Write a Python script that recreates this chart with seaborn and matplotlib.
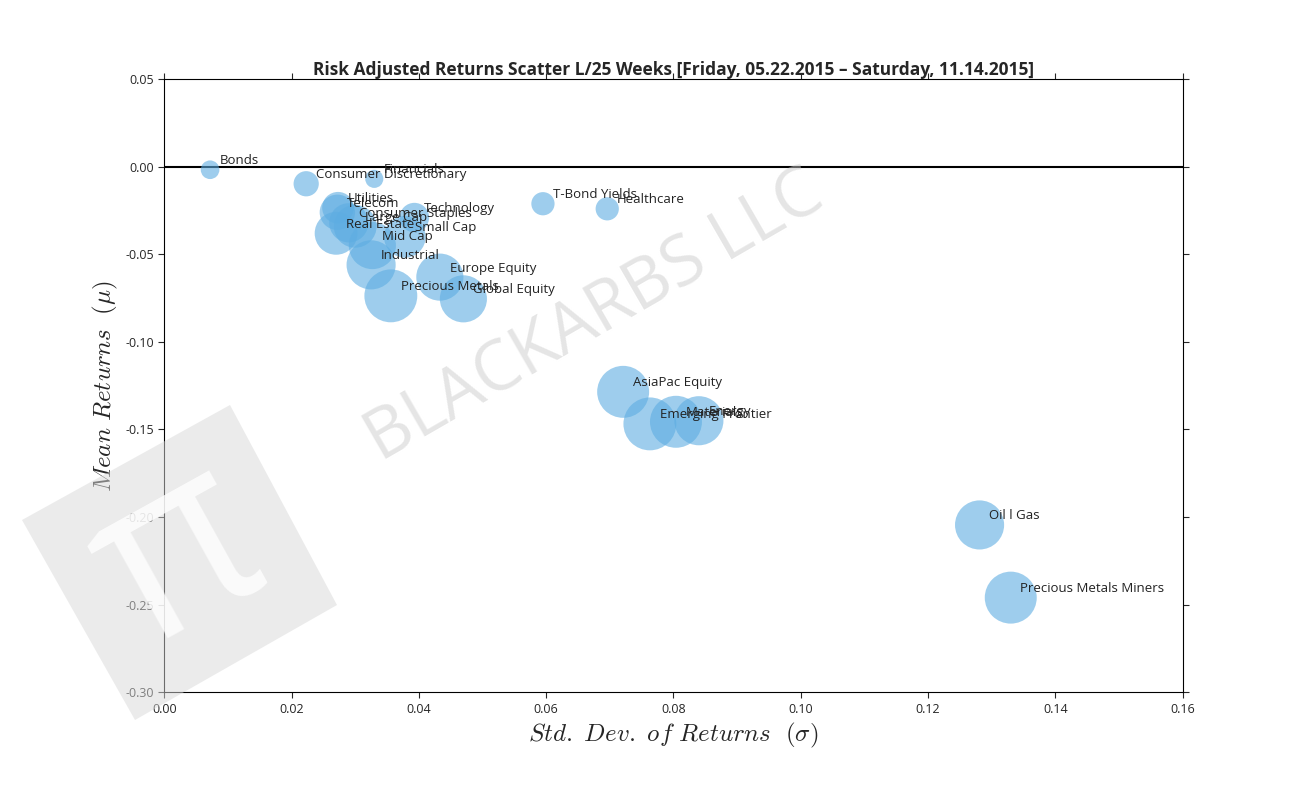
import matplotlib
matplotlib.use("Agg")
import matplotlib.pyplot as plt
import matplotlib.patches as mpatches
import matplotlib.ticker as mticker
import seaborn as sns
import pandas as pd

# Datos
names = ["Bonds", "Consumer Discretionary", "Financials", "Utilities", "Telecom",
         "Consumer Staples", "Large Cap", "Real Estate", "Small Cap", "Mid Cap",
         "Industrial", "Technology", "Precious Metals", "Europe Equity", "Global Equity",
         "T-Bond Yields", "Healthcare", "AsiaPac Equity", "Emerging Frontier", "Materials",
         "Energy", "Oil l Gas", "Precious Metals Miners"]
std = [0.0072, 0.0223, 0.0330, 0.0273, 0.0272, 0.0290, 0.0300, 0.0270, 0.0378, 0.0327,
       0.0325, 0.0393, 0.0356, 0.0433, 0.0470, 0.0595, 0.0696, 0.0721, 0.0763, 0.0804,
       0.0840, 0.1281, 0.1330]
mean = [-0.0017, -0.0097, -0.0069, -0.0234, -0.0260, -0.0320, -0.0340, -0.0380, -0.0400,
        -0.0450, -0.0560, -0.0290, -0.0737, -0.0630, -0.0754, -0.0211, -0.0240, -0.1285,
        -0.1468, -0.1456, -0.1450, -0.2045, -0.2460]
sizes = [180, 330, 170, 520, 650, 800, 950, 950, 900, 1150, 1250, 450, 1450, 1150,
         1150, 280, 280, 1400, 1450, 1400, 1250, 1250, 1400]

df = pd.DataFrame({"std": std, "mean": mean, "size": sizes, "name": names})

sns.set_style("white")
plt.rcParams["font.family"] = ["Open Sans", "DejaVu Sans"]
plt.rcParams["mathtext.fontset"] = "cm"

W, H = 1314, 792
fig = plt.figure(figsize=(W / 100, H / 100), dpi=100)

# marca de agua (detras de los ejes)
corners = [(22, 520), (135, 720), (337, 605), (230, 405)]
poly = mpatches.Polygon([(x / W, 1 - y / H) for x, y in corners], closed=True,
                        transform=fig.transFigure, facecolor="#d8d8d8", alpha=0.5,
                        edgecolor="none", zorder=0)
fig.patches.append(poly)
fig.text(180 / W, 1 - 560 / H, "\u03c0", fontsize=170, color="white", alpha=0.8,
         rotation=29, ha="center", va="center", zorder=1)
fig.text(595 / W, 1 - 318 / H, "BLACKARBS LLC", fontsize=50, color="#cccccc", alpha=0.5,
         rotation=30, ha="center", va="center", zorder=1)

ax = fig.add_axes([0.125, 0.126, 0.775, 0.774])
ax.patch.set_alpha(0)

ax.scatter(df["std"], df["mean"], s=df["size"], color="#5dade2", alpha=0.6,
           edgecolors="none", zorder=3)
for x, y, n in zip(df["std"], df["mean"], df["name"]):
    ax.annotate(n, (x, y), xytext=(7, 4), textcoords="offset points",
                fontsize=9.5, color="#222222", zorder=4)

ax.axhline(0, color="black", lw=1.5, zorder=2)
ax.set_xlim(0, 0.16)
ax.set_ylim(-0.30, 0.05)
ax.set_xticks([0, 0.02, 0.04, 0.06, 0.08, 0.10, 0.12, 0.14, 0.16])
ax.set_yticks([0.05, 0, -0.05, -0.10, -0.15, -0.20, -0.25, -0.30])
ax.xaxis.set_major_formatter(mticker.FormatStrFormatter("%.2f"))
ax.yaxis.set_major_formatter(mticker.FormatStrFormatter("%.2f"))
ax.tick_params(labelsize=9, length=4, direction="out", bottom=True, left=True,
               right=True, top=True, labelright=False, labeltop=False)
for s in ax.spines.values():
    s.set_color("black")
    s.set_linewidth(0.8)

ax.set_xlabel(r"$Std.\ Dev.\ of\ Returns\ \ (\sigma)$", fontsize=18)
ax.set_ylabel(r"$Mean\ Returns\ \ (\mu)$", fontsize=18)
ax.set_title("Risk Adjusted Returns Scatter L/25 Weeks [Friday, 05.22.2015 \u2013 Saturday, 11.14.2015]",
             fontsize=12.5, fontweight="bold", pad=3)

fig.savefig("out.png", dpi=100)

┄┄┄┄┄┄┄┄┄┄

Task directions:
Repeat the lines of the listing above verbatim, beginning at its first line and ending at the line containing "import pandas as pd", which is included. Omit pictures.

Exercise output:
Write a Python script that recreates this chart with seaborn and matplotlib.
import matplotlib
matplotlib.use("Agg")
import matplotlib.pyplot as plt
import matplotlib.patches as mpatches
import matplotlib.ticker as mticker
import seaborn as sns
import pandas as pd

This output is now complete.